Friday, April 20, 2007

Artistic Influences Part II

I've been giving a good deal of thought to the master horse painters who've influenced my development as a contemporary equine artist. My post about artistic influences last week led to these artists that I left out.

Ahh...Caravaggio. "The Conversion of Saint Paul". The gentleness of this pinto as he carefully lifts a leg to avoid stepping on St. Paul. The light, the color, the drama...

When I was in art school studying the impressionists, I searched out Edgar Degas' racing paintings while my peers studied the dancers. Degas obviously loved the races as much as I. No starting gates here. Look at this horse straining for grass as they line up for the start.

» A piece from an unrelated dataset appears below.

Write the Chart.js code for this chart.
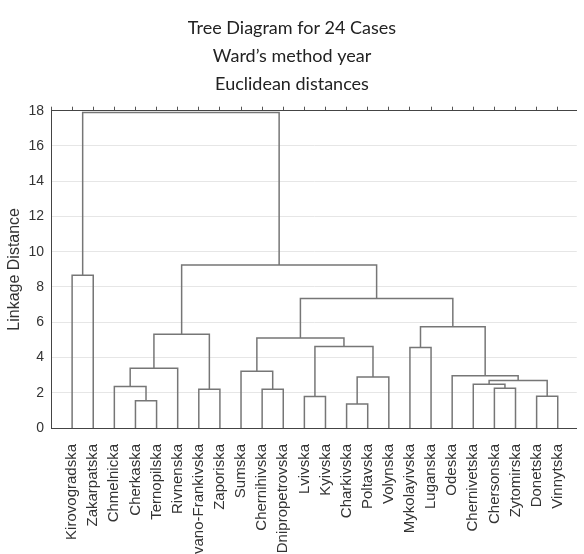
<!DOCTYPE html>
<html><head><meta charset="utf-8">
<script src="https://cdn.jsdelivr.net/npm/chart.js@4"></script>
<style>html,body{margin:0;padding:0;background:#fff;overflow:hidden}#wrap{width:584px;height:554px;position:relative}</style>
</head><body><div id="wrap"><canvas id="c" width="584" height="554"></canvas></div>
<script>
const titleLines = ["Tree Diagram for 24 Cases", "Ward\u2019s method year", "Euclidean distances"];
const yAxisTitle = "Linkage Distance";
const leaves = ["Kirovogradska","Zakarpatska","Chmelnicka","Cherkaska","Ternopilska","Rivnenska",
  "Ivano-Frankivska","Zaporiska","Sumska","Chernihivska","Dnipropetrovska","Lvivska","Kyivska",
  "Charkivska","Poltavska","Volynska","Mykolayivska","Luganska","Odeska","Chernivetska",
  "Chersonska","Zytomirska","Donetska","Vinnytska"];
const yTickValues = [0,2,4,6,8,10,12,14,16,18];
// Merge steps: nodes 0..23 are leaves, node 24+k is the k-th merge below
const mergeLeft   = [13, 3, 11, 22, 6, 9, 20, 2, 19, 32, 24, 18, 8, 31, 16, 26, 36, 37, 38, 40, 0, 41, 44];
const mergeRight  = [14, 4, 12, 23, 7, 10, 21, 25, 30, 27, 15, 33, 29, 5, 17, 34, 39, 28, 35, 42, 1, 43, 45];
const mergeHeight = [1.36, 1.55, 1.78, 1.8, 2.2, 2.2, 2.25, 2.35, 2.48, 2.69, 2.9, 2.97, 3.22, 3.39,
  4.56, 4.62, 5.11, 5.32, 5.74, 7.34, 8.67, 9.24, 17.9];

const nodeX = leaves.map((_, i) => i);
const nodeY = leaves.map(() => 0);
const datasets = [];
for (let k = 0; k < mergeHeight.length; k++) {
  const a = mergeLeft[k], b = mergeRight[k], h = mergeHeight[k];
  datasets.push({
    data: [{x: nodeX[a], y: nodeY[a]}, {x: nodeX[a], y: h}, {x: nodeX[b], y: h}, {x: nodeX[b], y: nodeY[b]}],
    showLine: true, borderColor: '#767676', borderWidth: 1.5, pointRadius: 0, tension: 0, fill: false
  });
  nodeX.push((nodeX[a] + nodeX[b]) / 2);
  nodeY.push(h);
}

const sans = "'Liberation Sans', Arial, sans-serif";
new Chart(document.getElementById('c'), {
  type: 'scatter',
  data: { datasets },
  options: {
    responsive: false, animation: false, events: [],
    layout: { padding: 0 },
    plugins: {
      legend: { display: false }, tooltip: { enabled: false },
      title: { display: true, text: titleLines, color: '#222',
        font: { family: "Lato, 'Open Sans', sans-serif", size: 18, weight: 'normal', lineHeight: 1.55 },
        padding: { top: 14, bottom: 9 } }
    },
    scales: {
      x: { type: 'linear', position: 'bottom', min: -1, max: 23.9,
        afterFit: s => { s.height = 126; },
        grid: { display: false },
        border: { display: true, color: '#444', width: 1 },
        ticks: { stepSize: 1, autoSkip: false, includeBounds: false, minRotation: 90, maxRotation: 90,
          padding: 8, color: '#333', font: { family: sans, size: 15 },
          callback: v => leaves[v] ?? '' } },
      x2: { type: 'linear', position: 'top', min: -1, max: 23.9,
        grid: { display: true, drawOnChartArea: false, drawTicks: true, tickLength: 4, color: '#555' },
        border: { display: true, color: '#444', width: 1 },
        ticks: { display: false, stepSize: 1, includeBounds: false } },
      y: { type: 'linear', min: 0, max: 18,
        afterFit: s => { s.width = 51; },
        afterBuildTicks: s => { s.ticks = yTickValues.map(v => ({ value: v })); },
        grid: { color: '#e6e6e6', drawTicks: false },
        border: { display: true, color: '#444', width: 1 },
        ticks: { stepSize: 2, padding: 7, color: '#333', font: { family: sans, size: 14 } },
        title: { display: true, text: yAxisTitle, color: '#333',
          font: { family: sans, size: 16 }, padding: { top: 5, bottom: 0 } } }
    }
  }
});
</script></body></html>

"Shoeing" by nineteenth century English artist Sir Edwin Henry Landseer. He was most famous for his canine paintings but also rendered beautiful equine and wildlife paintings.

Another English painter, a bit more contemporary, Sir Alfred Munnings. When I worked at Santa Anita Park in California, his paintings adorned the walls of the Turf Club. It wasn't long before their increasing value necessitated an auction at Sotheby's. I'm so glad I had the chance to see them in a most appropriate setting. Each painting commanded around a million bucks.

Back at stateside, Frederick Remington's "Dash for the Timber" is one of my all-time favorite paintings. It's said that Remington requested his tombstone to read "...let it be said he could paint the horse...". I don't know how true that is but I'll say it for him. No magnificent steeds here but rather scrappy, tough little horses in a race for survival.

In my opinion, the painter's painter - modern, living artist Andre Pater. You can see the influence of Munnings on his work. The hounds are his specialty, but he can paint anything.